Daily Archives: July 5, 2022

Strange Brew (1983)

*. What a flashback for me. Or does it qualify as nostalgia? It’s been so long.
*. The characters of Bob and Doug McKenzie (played by Dave Thomas and Rick Moranis) were not a big part of my childhood, but they were memorable. I watched them on SCTV. I didn’t have their comedy album but I heard it enough times. I can remember watching Strange Brew with people who knew all the lines.
*. I don’t think I’ve seen Strange Brew since then. That is, in over thirty years. To my surprise I enjoyed seeing it again. But the decades may have helped. Not that the humour has aged well, but because at the time the Great White North shtick was wearing thin and getting tired. Not having heard it, or even about it, for so long made it less annoying.
*. The set-up is pure stooge comedy. Bob and Doug are the classic dumb and dumber pairing, Bill & Ted before Bill & Ted, and Wayne and Garth before Wayne and Garth. That said, I also find this to be a very weird movie, but in a good way. It’s not just unrestrained in its bending of reality and slapstick (especially at the end), but surreal. The weirdest part is the way the crazy people who have been drugged with a special beer are made to play violent hockey games while being controlled by organ music. That’s strange. Not particularly funny, but hard to forget.

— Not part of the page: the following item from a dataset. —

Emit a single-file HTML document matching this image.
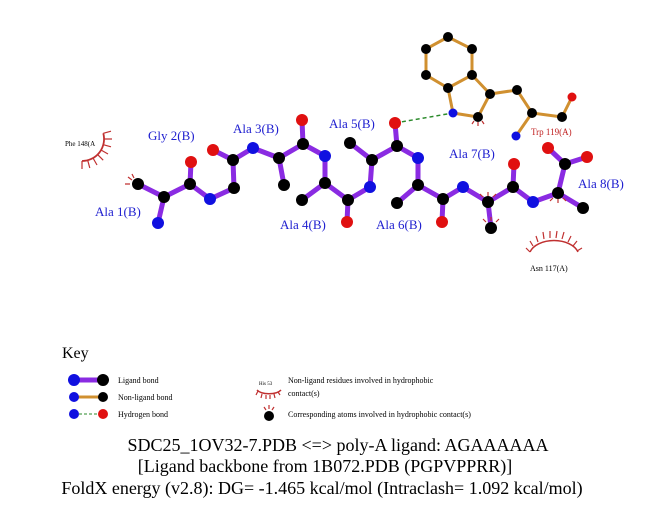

*. Another weird thing is the Hamlet parallel. Apparently Dave Thomas wanted the story to be based on Hamlet, but then asked to open things up more when the first draft of the script was too faithful to the play. My question is what the point of all this was anyway. So the brewery is called Elsinore and the guy who owns it is killed by his brother, who then marries his widow and takes over the beer-making business. The murdered owner then appears to his daughter as an electronic ghost. This might have been interesting, but nothing is done with any of it and the character of the uncle and especially the mother are wholly disposable. The real villain is Max von Sydow’s Brewmeister Smith.
*. Bob and Doug hear the following sermon while touring the new, fully-automated brewery: “Welcome to 1984. The age of automation and unemployment. The rise of the machine and the fall of man. The end of the human era.” We laughed at that in the early ’80s. Oh, we hadn’t seen anything yet.
*. Overall, it’s still cute. There are a few hits and a lot of misses. The romance between Rosie and Pam never shows the faintest spark. Max von Sydow doesn’t get to do anything interesting. Really, the movie only works, when it works at all, when the boys are on screen. The rest is just padding. Still, it moves pretty well even when it’s not going anywhere and remains an essential bit of Canadiana. Thirty years from now I suspect it will still have an audience. Or cult. Yes, it’s very much a movie of its time, but the weirdness has endured.